DATASET SECTION:
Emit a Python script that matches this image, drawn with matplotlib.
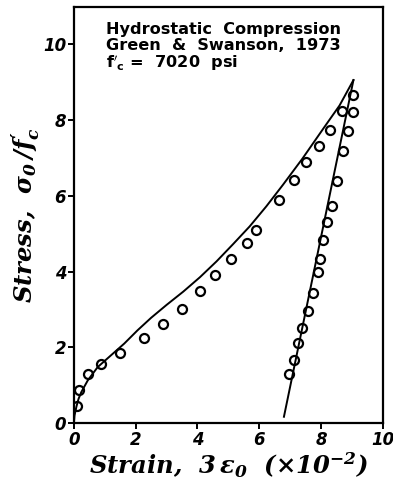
import matplotlib
matplotlib.use('Agg')
import matplotlib.pyplot as plt
from matplotlib.font_manager import FontProperties

# measured points (circles)
load_x = [0.11, 0.18, 0.45, 0.88, 1.50, 2.28, 2.87, 3.50, 4.09, 4.57, 5.08, 5.60, 5.90, 6.65, 7.11, 7.50, 7.95, 8.28, 8.67, 9.05]
load_y = [0.45, 0.87, 1.30, 1.57, 1.86, 2.25, 2.62, 3.01, 3.50, 3.90, 4.33, 4.75, 5.10, 5.88, 6.42, 6.88, 7.30, 7.74, 8.24, 8.66]

unload_x = [9.03, 8.89, 8.72, 8.53, 8.35, 8.21, 8.07, 7.98, 7.89, 7.73, 7.59, 7.38, 7.27, 7.11, 6.95]
unload_y = [8.20, 7.72, 7.18, 6.38, 5.74, 5.30, 4.83, 4.34, 3.98, 3.44, 2.95, 2.51, 2.11, 1.66, 1.30]

# model curves
model_x = [0, 0.02, 0.08, 0.15, 0.24, 0.45, 0.77, 1.2, 1.63, 2.06, 2.5, 3.0, 3.54, 4.08,
           4.62, 5.15, 5.69, 6.23, 6.77, 7.4, 8.1, 8.6, 9.05]
model_y = [0, 0.2, 0.43, 0.64, 0.82, 1.13, 1.48, 1.79, 2.10, 2.45, 2.78, 3.12, 3.47, 3.85,
           4.27, 4.72, 5.19, 5.72, 6.29, 6.98, 7.80, 8.38, 9.05]

unload_line_x = [6.8, 9.05]
unload_line_y = [0.17, 9.05]

ticks = [0, 2, 4, 6, 8, 10]

plt.rcParams['mathtext.fontset'] = 'custom'
plt.rcParams['mathtext.it'] = 'DejaVu Serif:italic:bold'
plt.rcParams['mathtext.rm'] = 'DejaVu Serif:italic:bold'
plt.rcParams['mathtext.bf'] = 'DejaVu Serif:italic:bold'

fig = plt.figure(figsize=(3.93, 4.87), dpi=100, facecolor='white')
ax = fig.add_axes([0.188, 0.131, 0.786, 0.854])

ax.plot(model_x, model_y, color='black', linewidth=1.4)
ax.plot(unload_line_x, unload_line_y, color='black', linewidth=1.4)
ax.plot(load_x, load_y, 'o', mfc='none', mec='black', ms=6.5, mew=1.6)
ax.plot(unload_x, unload_y, 'o', mfc='none', mec='black', ms=6.5, mew=1.6)

ax.set_xlim(0, 10)
ax.set_ylim(0, 10.97)
ax.set_xticks(ticks)
ax.set_yticks(ticks)

tick_font = FontProperties(family='DejaVu Sans', weight='bold', style='italic', size=12)
for lab in ax.get_xticklabels() + ax.get_yticklabels():
    lab.set_fontproperties(tick_font)
ax.tick_params(direction='out', length=4, width=1.4, pad=1.5)
for sp in ax.spines.values():
    sp.set_linewidth(1.6)

lab_font = dict(family='DejaVu Serif', style='italic', weight='bold', size=17.5)
ax.set_xlabel(r'Strain,  $3\,\varepsilon_0$  $(\times10^{-2})$', labelpad=1, **lab_font)
ax.set_ylabel(r"Stress,  $\sigma_0\,/f_c'$", labelpad=1, **lab_font)

ann = dict(family='DejaVu Sans', weight='bold', size=11.6, transform=ax.transAxes,
           va='baseline', ha='left')
ax.text(0.104, 0.935, 'Hydrostatic  Compression', **ann)
ax.text(0.104, 0.898, 'Green  &  Swanson,  1973', **ann)
ax.text(0.104, 0.853, r"$\mathbf{f'_c}$ =  7020  psi", math_fontfamily='dejavusans', **ann)

fig.savefig('out.png', dpi=100, facecolor='white')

TASK STATEMENT: All the lines above are to be given again exactly as they read, with the pictures removed.

TASK RESPONSE:
Emit a Python script that matches this image, drawn with matplotlib.
import matplotlib
matplotlib.use('Agg')
import matplotlib.pyplot as plt
from matplotlib.font_manager import FontProperties

# measured points (circles)
load_x = [0.11, 0.18, 0.45, 0.88, 1.50, 2.28, 2.87, 3.50, 4.09, 4.57, 5.08, 5.60, 5.90, 6.65, 7.11, 7.50, 7.95, 8.28, 8.67, 9.05]
load_y = [0.45, 0.87, 1.30, 1.57, 1.86, 2.25, 2.62, 3.01, 3.50, 3.90, 4.33, 4.75, 5.10, 5.88, 6.42, 6.88, 7.30, 7.74, 8.24, 8.66]

unload_x = [9.03, 8.89, 8.72, 8.53, 8.35, 8.21, 8.07, 7.98, 7.89, 7.73, 7.59, 7.38, 7.27, 7.11, 6.95]
unload_y = [8.20, 7.72, 7.18, 6.38, 5.74, 5.30, 4.83, 4.34, 3.98, 3.44, 2.95, 2.51, 2.11, 1.66, 1.30]

# model curves
model_x = [0, 0.02, 0.08, 0.15, 0.24, 0.45, 0.77, 1.2, 1.63, 2.06, 2.5, 3.0, 3.54, 4.08,
           4.62, 5.15, 5.69, 6.23, 6.77, 7.4, 8.1, 8.6, 9.05]
model_y = [0, 0.2, 0.43, 0.64, 0.82, 1.13, 1.48, 1.79, 2.10, 2.45, 2.78, 3.12, 3.47, 3.85,
           4.27, 4.72, 5.19, 5.72, 6.29, 6.98, 7.80, 8.38, 9.05]

unload_line_x = [6.8, 9.05]
unload_line_y = [0.17, 9.05]

ticks = [0, 2, 4, 6, 8, 10]

plt.rcParams['mathtext.fontset'] = 'custom'
plt.rcParams['mathtext.it'] = 'DejaVu Serif:italic:bold'
plt.rcParams['mathtext.rm'] = 'DejaVu Serif:italic:bold'
plt.rcParams['mathtext.bf'] = 'DejaVu Serif:italic:bold'

fig = plt.figure(figsize=(3.93, 4.87), dpi=100, facecolor='white')
ax = fig.add_axes([0.188, 0.131, 0.786, 0.854])

ax.plot(model_x, model_y, color='black', linewidth=1.4)
ax.plot(unload_line_x, unload_line_y, color='black', linewidth=1.4)
ax.plot(load_x, load_y, 'o', mfc='none', mec='black', ms=6.5, mew=1.6)
ax.plot(unload_x, unload_y, 'o', mfc='none', mec='black', ms=6.5, mew=1.6)

ax.set_xlim(0, 10)
ax.set_ylim(0, 10.97)
ax.set_xticks(ticks)
ax.set_yticks(ticks)

tick_font = FontProperties(family='DejaVu Sans', weight='bold', style='italic', size=12)
for lab in ax.get_xticklabels() + ax.get_yticklabels():
    lab.set_fontproperties(tick_font)
ax.tick_params(direction='out', length=4, width=1.4, pad=1.5)
for sp in ax.spines.values():
    sp.set_linewidth(1.6)

lab_font = dict(family='DejaVu Serif', style='italic', weight='bold', size=17.5)
ax.set_xlabel(r'Strain,  $3\,\varepsilon_0$  $(\times10^{-2})$', labelpad=1, **lab_font)
ax.set_ylabel(r"Stress,  $\sigma_0\,/f_c'$", labelpad=1, **lab_font)

ann = dict(family='DejaVu Sans', weight='bold', size=11.6, transform=ax.transAxes,
           va='baseline', ha='left')
ax.text(0.104, 0.935, 'Hydrostatic  Compression', **ann)
ax.text(0.104, 0.898, 'Green  &  Swanson,  1973', **ann)
ax.text(0.104, 0.853, r"$\mathbf{f'_c}$ =  7020  psi", math_fontfamily='dejavusans', **ann)

fig.savefig('out.png', dpi=100, facecolor='white')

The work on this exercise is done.